The details of the Reader change are what make it pertinent to the topic of preserving data. Many of us knowingly use free tools like Reader. We know that they often pretend to be fully open, and sell their service as if at any time you can just take all your data and leave. BTW, I have a good straw man going here, but to be clear when I say pretending i don’t mean willful pretending, just pretending that good intentions are all you need. Alas, they are all lying. I mean, come on, the road to hell is paved with good intentions and all that. I am being dogmatic here, by the way. I am essentially saying that if any user can’t get all there data out then they are lying about being open. They are, but like 99% of there users don’t ever run into the problems that I run into.
Google Reader, my favorite whipping boy, is one such example. When I went to save my history of sharing everything looked grand. They even had support for multiple export formats. I downloaded my 5 year long-heavy-duty-use history. Great. I can put it all in one place now. Pinboard allows you to import Readers particular format. This was going to be so easy. I could finish it before lunch. After importing, pinboard reported that I only had 1500 links. LOLWUT. That number was so small, and so perfect I knew someone wasn’t telling the truth.

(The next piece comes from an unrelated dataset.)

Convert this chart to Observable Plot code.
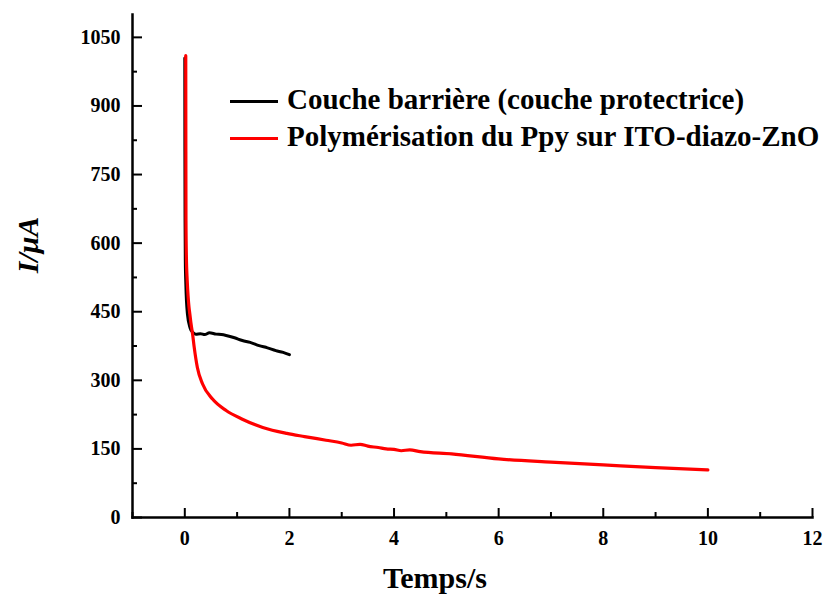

It turns out Reader was only exporting up to a certain amount of items, and then silently finishing. If I hadn’t taken the time to check, and had waited years until I decided to do something with this file I would have been pissed. Really though, at no one but myself.
I cobbled together a script that got all my data, but it wasn’t easy, and what I did was out of reach for a normal consumers.
I suppose even this in isolation wouldn’t really be a cause for alarm, but it’s not the first time. Instapaper has the same problem. When you try and export your entire history, and it’s large, you can’t.
When you put these two things together you start to find a larger trend. Both services, Instapaper and Google Reader, are services used by people who care about data, and data preservation. Yet, they are both a little rough around the edges. They are both penalizing highly active users. It alarmed me, and this warn us all. So, its time to fight back against the bell curve. I am going all in on pinboard.in.
The old codger that runs pinboard – I don’t know if he’s old, or a codger I just have this image of him – has put out all the right signals about how he can keep the business sustainable. He is putting out the signals that he is going to run the site in a manner that can make it cost effective to do so over a long run. How long, I’m not sure, but my guess is that it’s at least 5 years, and up to 20 years.
By coalescing around one service I now have a known quantity. I can make sure that the tools I need to backup my data are simple. Which is what I am now doing. I am in the process of building a local/cloud hybrid. Because I think that storing interesting articles from the internet before the get removed from the internet for any number of reasons is the best way to build up a library for which to build intellectual arguments. And, I just like the idea if preserving knowledge.